Reading President Obama's national proposals for the remainder of his term, along with Gov. Mark Dayton's recent pronouncements, I am reminded that historical context matters. In 1887, a University of Edinburgh history professor noted the following about the fall of the Athenian Republic 2,000 years earlier: From bondage to spiritual faith; from faith to great courage; from courage to liberty; from liberty to abundance; from abundance to complacency; from complacency to apathy; from apathy to dependence; from dependence back into bondage. Without abrupt change in thinking, our direction is predictable.

Jim Buck, Independence
TRADE DEALS

Right and left unite against Trans-Pacific

Trade deals may have been about trade in the past, but the Trans-Pacific Partnership is a different animal entirely. The reason Tea Partiers and progressives have united against the TPP is because it ensures that democracy won't interfere with corporate profits.

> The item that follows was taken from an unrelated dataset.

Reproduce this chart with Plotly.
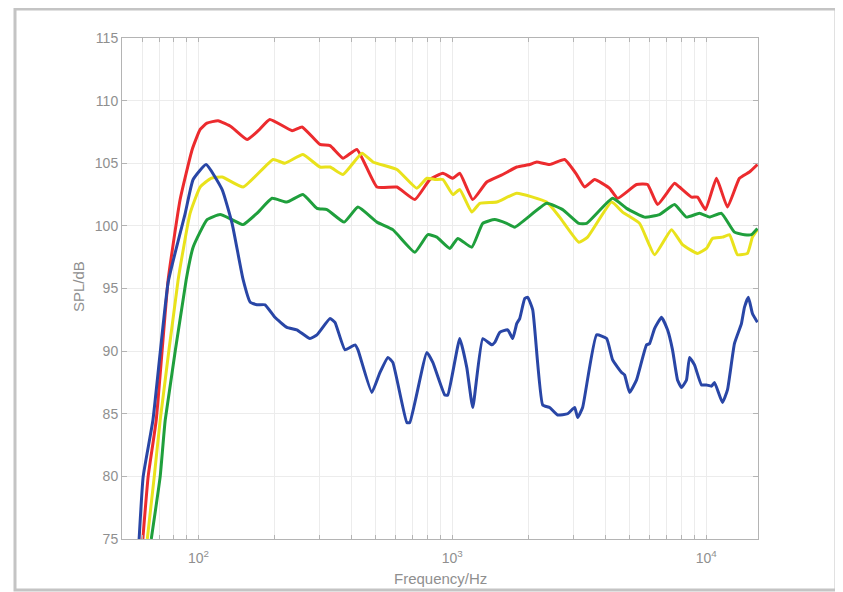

Under the deal, a corporation can sue a nation for passing a law that interferes with its profits and be compensated for forfeited profits by the nation's taxpayers.

Fracking bans, living wages, food safety protections and more will be under threat if the Obama administration moves forward with this deal.

If the TPP is a good deal for Americans, why is its text classified on national security grounds, an unprecedented move that shields its provisions from public scrutiny?

The far right distrusts government. The far left distrusts corporate power. We should all be thankful that this new alliance has insisted on full disclosure of the TPP's text and a full and robust congressional debate.

Nancy Brown, Minneapolis
REBRANDING MINNESOTA

Make it potent. Just add an article.

It seems we Minnesotans continue to operate in an unobtrusive manner as we search to update our state's image as "north."

Why not be bold and brazen like Ohio State University and pre-emptively put the word "The" in our label, so we can stake claim to the term "The North" for our great state? This would be an unconventional Minnesota action to change our national image and dissociate ourselves from the blah label Midwest/Upper Midwest.